Dağıstan yönetiminin resmî tezini yansıtan Rus yanlısı açıklamalarda ise olayların arkasında Ukrayna olduğu belirtiliyor. Dağıstan içerisinde, bütün Kafkas cumhuriyetlerinde olduğu gibi, kamuda toplanan maddi gücün paylaşımıyla ilgili bir kavganın yansımalarını izliyor da olabiliriz. Dağıstan’da devlet görevleri, halklar arasında paylaşılmış durumdaydı. 1948 yılında kurulan bu sistemde; Avar, Dargi ve Kumuk halkları kendi aralarında bölüştükleri mevkiler üzerinden ülkeyi yönetiyorlardı. Lezgiler sayıca fazla olmalarına rağmen, önemli pozisyonlara getirilmediler. 2017’de Putin’in doğrudan Rus asıllı Vladimir Vasilyev’i cumhurbaşkanlığı görevine getirmesi var olan düzeni bozdu.
Sonuç
Kafkasya’da İslam en çok Dağıstan’da baskındı, hatta geçmiş yüzyıllarda Anadolu’ya gelen Dağıstanlı Nakşibendi tarikat üyeleri görüşlerini burada yaydılar. Sovyetler Birliği sonrası bölgede yeni İslami hareketler ortaya çıktı, fakat günümüzde Arap tarzından etkilenen Selefi ya da Vehhabi grupların sahadaki güçlerinin azaldığı ifade ediliyor. İslami görüşlü insanlar sistematik baskılar nedeniyle ülkelerini terk edip Türkiye ve Batı ülkelerine göç etti. Silahlı ya da silahsız, bütün muhalif hareketlerin gücü baskılandı. Böyle bir atmosferde 23 Haziran’daki saldırıyı kim, neden yaptı? Bu soruya doğru cevabı bir ihtimal zaman verebilir, çünkü Rusya’daki eylemlerin çoğunda olduğu gibi bütün saldırganlar öldürüldü ve olayı tam anlamıyla üstlenen bir grup henüz çıkmadı.

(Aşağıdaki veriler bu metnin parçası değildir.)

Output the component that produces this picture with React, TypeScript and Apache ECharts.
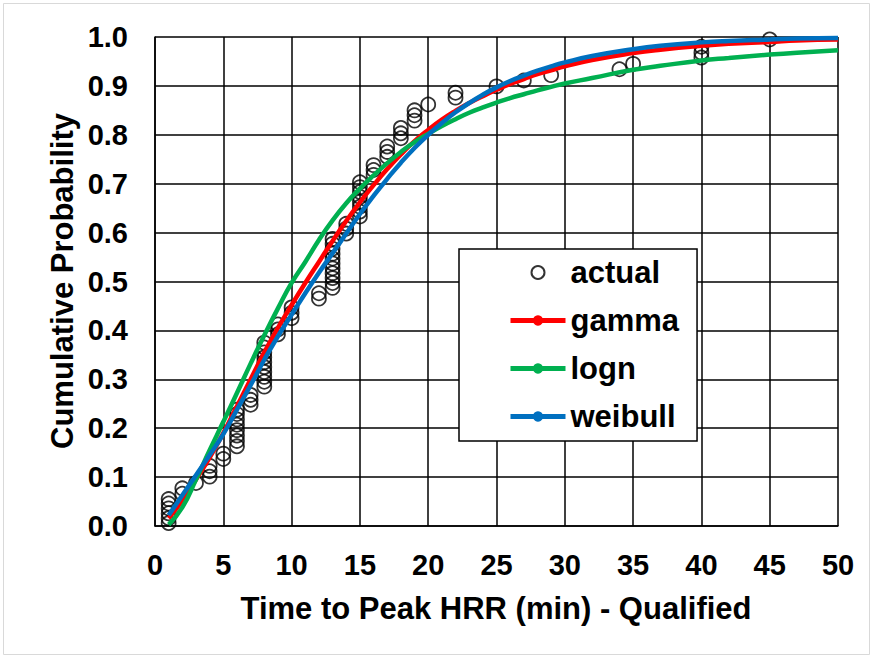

Rusya’daki rejimle uyumlu ailelerin çocuklarının düzenlediği Dağıstan saldırısı yeni bir fenomeni işaret ediyor. Dağıstan’dan son 10 yılda Habib Nurmagomedov, Hasbulla Magomedov, Rasul Şumelik gibi medyatik insanlar çıktı. Bunlar pek alışık olunmayan yeni nesil Kafkas-Dağıstan gençliğini temsil ediyor. Şimdi bu eylemciler de yeni tarz Kafkas savaşçılarının prototipi olabilir; zengin sayılabilecek, biraz şımarık, belki amaçsız, bir miktar da nihilist bir tarz, ancak sonuna kadar şiddet dolu ve ölümcül. Başarısız insanların radikalleştiği görüşünün aksine, 1988 yılında kurulan El-Kaide’nin medyatik isimlerinden Usame Bin Ladin’in maddi durumu gayet iyiydi. Batı ülkelerinden IŞİD’e katılım sağlayan birçok insanın da maddi durumu iyi, eğitimli kişiler olduğu biliniyor. Sonuç olarak Dağıstan özellikle Müslüman genç nüfusu ile dikkat çeken bir yer, yeni saldırı tarzının gösterdiği gibi, üzerine kesinlikle daha fazla düşünülmeyi hak ediyor.